The lines from the top of the material through the line with "const crisp = v => Math.round(v) + 0.5;" are to be set down exactly. Leave the pictures out.

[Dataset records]
::::::::

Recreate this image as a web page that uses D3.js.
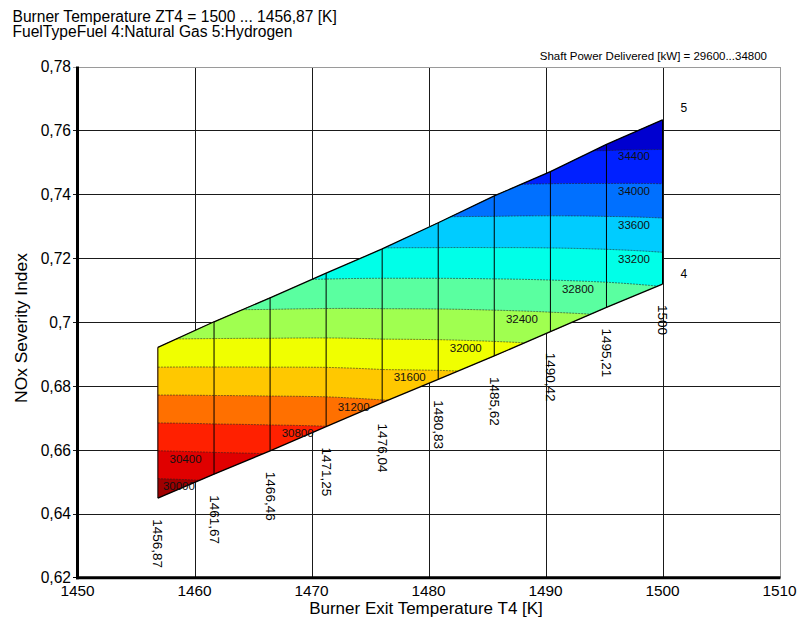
<!DOCTYPE html>
<html>
<head>
<meta charset="utf-8">
<script src="https://cdn.jsdelivr.net/npm/d3@7"></script>
<style>
  html, body { margin: 0; padding: 0; background: #fff; }
  svg { display: block; font-family: "Liberation Sans", Arial, Helvetica, sans-serif; }
</style>
</head>
<body>
<svg id="chart" width="797" height="619"></svg>
<script>
// Carpet of burner exit temperature (T4 lines) against fuel type (4 = natural gas, 5 = hydrogen)
const T4 = [1456.87, 1461.67, 1466.46, 1471.25, 1476.04, 1480.83, 1485.62, 1490.42, 1495.21, 1500];
const noxFuel4 = [0.6449, 0.6524, 0.6597, 0.6673, 0.6748, 0.6821, 0.6894, 0.6970, 0.7046, 0.7119];
const noxFuel5 = [0.6921, 0.7001, 0.7076, 0.7153, 0.7229, 0.7311, 0.7395, 0.7471, 0.7556, 0.7633];
const powerFuel4 = [29720, 30094, 30441, 30795, 31165, 31483, 31814, 32157, 32494, 32829];
const powerFuel5 = [31885, 32236, 32561, 32880, 33186, 33525, 33862, 34151, 34475, 34746];
const fuelNames = ["4", "5"];

// Shaft power contour levels and band colours (lowest band first)
const powerRange = [29600, 34800];
const isoLevels = [30000, 30400, 30800, 31200, 31600, 32000, 32400, 32800, 33200, 33600, 34000, 34400];
const bandColors = ["#a00000", "#e00000", "#ff2000", "#ff7000", "#ffc800", "#f0ff00", "#a0ff50",
                    "#5affa0", "#00ffe8", "#00ccff", "#0070ff", "#0020ff", "#0000d0"];

// Axes
const xTicks = [1450, 1460, 1470, 1480, 1490, 1500, 1510];
const yTicks = [0.62, 0.64, 0.66, 0.68, 0.70, 0.72, 0.74, 0.76, 0.78];

const svg = d3.select("#chart");
const x = d3.scaleLinear().domain([1450, 1510]).range([77.5, 779.5]);
const y = d3.scaleLinear().domain([0.62, 0.78]).range([577.7, 66.5]);
const comma = v => String(+v.toFixed(4)).replace(".", ",");
const crisp = v => Math.round(v) + 0.5;

// Titles
svg.append("text").attr("x", 12.5).attr("y", 21.5).attr("font-size", 15.6)
  .text(`Burner Temperature ZT4 = ${comma(T4[T4.length - 1])} ... ${comma(T4[0])} [K]`);
svg.append("text").attr("x", 12.5).attr("y", 37.2).attr("font-size", 15.6)
  .text(`FuelTypeFuel ${fuelNames[0]}:Natural Gas ${fuelNames[1]}:Hydrogen`);
svg.append("text").attr("x", 767).attr("y", 59.5).attr("font-size", 11.5).attr("text-anchor", "end")
  .text(`Shaft Power Delivered [kW] = ${powerRange[0]}...${powerRange[1]}`);

// Grid
const grid = svg.append("g").attr("shape-rendering", "crispEdges");
xTicks.slice(1, -1).forEach(t => {
  grid.append("line").attr("x1", crisp(x(t))).attr("x2", crisp(x(t)))
    .attr("y1", y(0.78)).attr("y2", y(0.62)).attr("stroke", "#1a1a1a").attr("stroke-width", 1);
});
yTicks.slice(1, -1).forEach(v => {
  grid.append("line").attr("x1", x(1450) - 5).attr("x2", x(1510))
    .attr("y1", crisp(y(v))).attr("y2", crisp(y(v))).attr("stroke", "#1a1a1a").attr("stroke-width", 1);
});
// frame (top / right)
grid.append("line").attr("x1", x(1450) - 5).attr("x2", x(1510)).attr("y1", crisp(y(0.78))).attr("y2", crisp(y(0.78)))
  .attr("stroke", "#9a9a9a");
grid.append("line").attr("x1", crisp(x(1510))).attr("x2", crisp(x(1510))).attr("y1", y(0.78)).attr("y2", y(0.62))
  .attr("stroke", "#9a9a9a");
grid.append("line").attr("x1", x(1450) - 5).attr("x2", x(1450)).attr("y1", crisp(y(0.62)) - 1).attr("y2", crisp(y(0.62)) - 1)
  .attr("stroke", "#000");

// --- carpet interpolation ---
const SUB = 24;                         // samples per T4 interval
const nu = (T4.length - 1) * SUB + 1;   // samples along T4
const nf = 41;                          // samples along fuel parameter
const lerp = (a, b, t) => a + (b - a) * t;
function paramAt(s) {
  const u = Math.max(0, Math.min(T4.length - 1, s));
  const k = Math.min(Math.floor(u), T4.length - 2);
  const t = u - k;
  return {
    T: lerp(T4[k], T4[k + 1], t),
    n4: lerp(noxFuel4[k], noxFuel4[k + 1], t),
    n5: lerp(noxFuel5[k], noxFuel5[k + 1], t),
    p4: lerp(powerFuel4[k], powerFuel4[k + 1], t),
    p5: lerp(powerFuel5[k], powerFuel5[k + 1], t)
  };
}
function toXY(s, f) {
  const q = paramAt(s);
  return [x(q.T), y(q.n4 + f * (q.n5 - q.n4))];
}

// power sampled on the (T4, fuel) grid
const values = new Array(nu * nf);
for (let j = 0; j < nf; j++) {
  const f = j / (nf - 1);
  for (let i = 0; i < nu; i++) {
    const q = paramAt(i / SUB);
    values[j * nu + i] = q.p4 + f * (q.p5 - q.p4);
  }
}

// grid coordinates -> screen through the carpet mapping
const carpetProjection = d3.geoTransform({
  point(cx, cy) {
    const si = Math.max(0, Math.min(nu - 1, cx - 0.5));
    const sj = Math.max(0, Math.min(nf - 1, cy - 0.5));
    const p = toXY(si / SUB, sj / (nf - 1));
    this.stream.point(p[0], p[1]);
  }
});
const carpetPath = d3.geoPath(carpetProjection);

const carpet = svg.append("g");

// base band = whole carpet
const outline = T4.map((t, i) => [x(t), y(noxFuel4[i])])
  .concat(T4.map((t, i) => [x(t), y(noxFuel5[i])]).reverse());
carpet.append("path").attr("d", d3.line()(outline) + "Z").attr("fill", bandColors[0]);

// filled bands above each level
const bands = d3.contours().size([nu, nf]).thresholds(isoLevels)(values);
carpet.selectAll("path.band").data(bands).join("path")
  .attr("class", "band")
  .attr("d", carpetPath)
  .attr("fill", (d, i) => bandColors[i + 1]);

// iso-lines
function isoSegments(L) {
  const segs = [];
  const N = (T4.length - 1) * 60;
  let cur = null, prev = null;
  for (let k = 0; k <= N; k++) {
    const s = k / 60;
    const q = paramAt(s);
    const f = (L - q.p4) / (q.p5 - q.p4);
    const inside = f >= 0 && f <= 1;
    if (prev && inside !== prev.inside) {
      const outF = inside ? prev.f : f;
      const b = outF < 0 ? 0 : 1;
      const t = (b - prev.f) / (f - prev.f);
      const pt = toXY(prev.s + t * (s - prev.s), b);
      if (inside) cur = [pt];
      else { cur.push(pt); segs.push(cur); cur = null; }
    } else if (!prev && inside) cur = [];
    if (inside) cur.push(toXY(s, f));
    prev = { s, f, inside };
  }
  if (cur && cur.length > 1) segs.push(cur);
  return segs;
}
const isoG = carpet.append("g").attr("fill", "none").attr("stroke", "#222")
  .attr("stroke-width", 0.8).attr("stroke-opacity", 0.75).attr("stroke-dasharray", "2,1");
isoLevels.forEach(L => {
  isoSegments(L).forEach(seg => isoG.append("path").attr("d", d3.line()(seg)));
});

// T4 lines and fuel lines
const lines = carpet.append("g").attr("fill", "none").attr("stroke", "#000");
T4.forEach((t, i) => {
  lines.append("line").attr("x1", x(t)).attr("x2", x(t))
    .attr("y1", y(noxFuel4[i])).attr("y2", y(noxFuel5[i])).attr("stroke-width", 1);
});
[noxFuel4, noxFuel5].forEach(arr => {
  lines.append("path").attr("d", d3.line()(T4.map((t, i) => [x(t), y(arr[i])])))
    .attr("stroke-width", 1.3);
});

// contour labels, set just under each line beside the last T4 line it crosses
const labelG = carpet.append("g").attr("font-size", 11.5).attr("fill", "#111");
isoLevels.forEach(L => {
  let k = -1;
  T4.forEach((t, i) => { if (powerFuel4[i] <= L && L <= powerFuel5[i]) k = i; });
  if (k < 0) return;
  const f = (L - powerFuel4[k]) / (powerFuel5[k] - powerFuel4[k]);
  const yc = y(noxFuel4[k] + f * (noxFuel5[k] - noxFuel4[k]));
  const txt = labelG.append("text").text(L).attr("y", yc + 11);
  if (k === 0) txt.attr("x", x(T4[0]) + 5).attr("text-anchor", "start");
  else txt.attr("x", x(T4[k]) - 12.5).attr("text-anchor", "end");
});

// T4 line labels below the natural gas line
const tLab = svg.append("g").attr("font-size", 13.5);
T4.forEach((t, i) => {
  const px = x(t), py = y(noxFuel4[i]) + 21;
  tLab.append("text").attr("transform", `translate(${px},${py}) rotate(90)`)
    .attr("dominant-baseline", "central").text(comma(t));
});

// fuel line labels at the hot end
const last = T4.length - 1;
svg.append("text").attr("x", x(T4[last]) + 18).attr("y", y(noxFuel5[last]) - 7.5)
  .attr("font-size", 12).text(fuelNames[1]);
svg.append("text").attr("x", x(T4[last]) + 18).attr("y", y(noxFuel4[last]) - 6)
  .attr("font-size", 12).text(fuelNames[0]);

// axes
const axisG = svg.append("g");
axisG.append("line").attr("x1", x(1450)).attr("x2", x(1450)).attr("y1", y(0.78)).attr("y2", y(0.62) + 1.5)
  .attr("stroke", "#000").attr("stroke-width", 3);
axisG.append("line").attr("x1", x(1450) - 1.5).attr("x2", x(1510) + 1).attr("y1", y(0.62)).attr("y2", y(0.62))
  .attr("stroke", "#000").attr("stroke-width", 3);
yTicks.forEach(v => {
  axisG.append("text").attr("x", 71).attr("y", y(v)).attr("dy", "0.36em")
    .attr("text-anchor", "end").attr("font-size", 15.6).text(comma(v));
});
xTicks.forEach(t => {
  axisG.append("text").attr("x", x(t)).attr("y", 595.8)
    .attr("text-anchor", "middle").attr("font-size", 15.4).text(t);
});
axisG.append("text").attr("x", 426).attr("y", 614).attr("text-anchor", "middle")
  .attr("font-size", 17).text("Burner Exit Temperature T4 [K]");
axisG.append("text").attr("transform", "translate(27,328) rotate(-90)").attr("text-anchor", "middle")
  .attr("font-size", 17.4).text("NOx Severity Index");
</script>
</body>
</html>
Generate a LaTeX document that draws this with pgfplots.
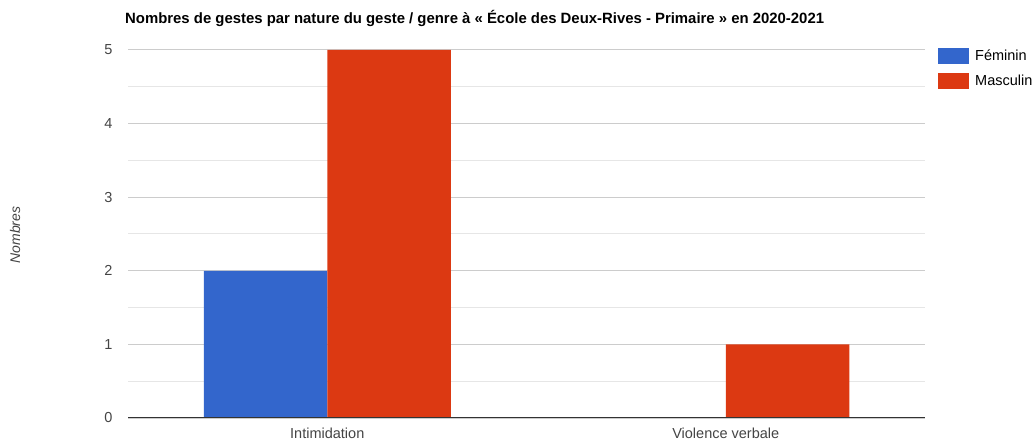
\documentclass[border=0pt]{standalone}
\usepackage{pgfplots}
\pgfplotsset{compat=1.18}
\usepackage{fontspec}
\setmainfont{Liberation Sans}
\definecolor{fem}{HTML}{3366CC}
\definecolor{mas}{HTML}{DC3912}
\definecolor{majgrid}{HTML}{CCCCCC}
\definecolor{mingrid}{HTML}{E6E6E6}
\definecolor{ticktxt}{HTML}{444444}
\definecolor{basecol}{HTML}{333333}
\begin{document}
\begin{tikzpicture}
\path[use as bounding box] (0bp,0bp) rectangle (1034bp,441bp);
\begin{axis}[
  at={(128bp,23bp)}, anchor=south west,
  scale only axis, width=797bp, height=368bp,
  ybar=0pt, bar width=123.5bp,
  xmin=-0.5, xmax=1.5, ymin=0, ymax=5,
  xtick={0,1}, xticklabels={Intimidation, Violence verbale},
  ytick={0,1,2,3,4,5}, minor y tick num=1,
  ymajorgrids, yminorgrids,
  major grid style={majgrid, line width=1bp},
  minor grid style={mingrid, line width=1bp},
  axis line style={draw=none},
  major tick length=0pt, minor tick length=0pt,
  tick label style={font=\fontsize{14.5bp}{17bp}\selectfont, text=ticktxt},
  /pgf/number format/assume math mode=true,
  yticklabel style={xshift=-12bp},
  xticklabel style={yshift=-6bp},
  legend style={at={(1,1)}, anchor=north west, xshift=13bp, yshift=2bp, draw=none, fill=none,
    font=\fontsize{14.5bp}{17bp}\selectfont, row sep=9bp, inner sep=0pt,
    /tikz/every odd column/.append style={column sep=4bp}},
  legend cell align=left,
]
\addplot[fill=fem, draw=none, legend image code/.code={\fill[fem] (0bp,-8bp) rectangle (31bp,8bp);}] coordinates {(0,2) (1,0)};
\addplot[fill=mas, draw=none, legend image code/.code={\fill[mas] (0bp,-8bp) rectangle (31bp,8bp);}] coordinates {(0,5) (1,1)};
\legend{Féminin, Masculin}
\draw[color=basecol, line width=2bp] (axis cs:-0.5,0) -- (axis cs:1.5,0);
\end{axis}
\node[anchor=west, inner sep=0pt, font=\fontsize{14.9bp}{17bp}\selectfont\bfseries] at (125bp,423bp) {Nombres de gestes par nature du geste / genre à « École des Deux-Rives - Primaire » en 2020-2021};
\node[rotate=90, inner sep=0pt, text=ticktxt, font=\fontsize{14bp}{16bp}\selectfont\itshape] at (15bp,206bp) {Nombres};
\end{tikzpicture}
\end{document}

::::::::

> _Correct result_:
Recreate this image as a web page that uses D3.js.
<!DOCTYPE html>
<html>
<head>
<meta charset="utf-8">
<script src="https://cdn.jsdelivr.net/npm/d3@7"></script>
<style>
  html, body { margin: 0; padding: 0; background: #fff; }
  svg { display: block; font-family: "Liberation Sans", Arial, Helvetica, sans-serif; }
</style>
</head>
<body>
<svg id="chart" width="797" height="619"></svg>
<script>
// Carpet of burner exit temperature (T4 lines) against fuel type (4 = natural gas, 5 = hydrogen)
const T4 = [1456.87, 1461.67, 1466.46, 1471.25, 1476.04, 1480.83, 1485.62, 1490.42, 1495.21, 1500];
const noxFuel4 = [0.6449, 0.6524, 0.6597, 0.6673, 0.6748, 0.6821, 0.6894, 0.6970, 0.7046, 0.7119];
const noxFuel5 = [0.6921, 0.7001, 0.7076, 0.7153, 0.7229, 0.7311, 0.7395, 0.7471, 0.7556, 0.7633];
const powerFuel4 = [29720, 30094, 30441, 30795, 31165, 31483, 31814, 32157, 32494, 32829];
const powerFuel5 = [31885, 32236, 32561, 32880, 33186, 33525, 33862, 34151, 34475, 34746];
const fuelNames = ["4", "5"];

// Shaft power contour levels and band colours (lowest band first)
const powerRange = [29600, 34800];
const isoLevels = [30000, 30400, 30800, 31200, 31600, 32000, 32400, 32800, 33200, 33600, 34000, 34400];
const bandColors = ["#a00000", "#e00000", "#ff2000", "#ff7000", "#ffc800", "#f0ff00", "#a0ff50",
                    "#5affa0", "#00ffe8", "#00ccff", "#0070ff", "#0020ff", "#0000d0"];

// Axes
const xTicks = [1450, 1460, 1470, 1480, 1490, 1500, 1510];
const yTicks = [0.62, 0.64, 0.66, 0.68, 0.70, 0.72, 0.74, 0.76, 0.78];

const svg = d3.select("#chart");
const x = d3.scaleLinear().domain([1450, 1510]).range([77.5, 779.5]);
const y = d3.scaleLinear().domain([0.62, 0.78]).range([577.7, 66.5]);
const comma = v => String(+v.toFixed(4)).replace(".", ",");
const crisp = v => Math.round(v) + 0.5;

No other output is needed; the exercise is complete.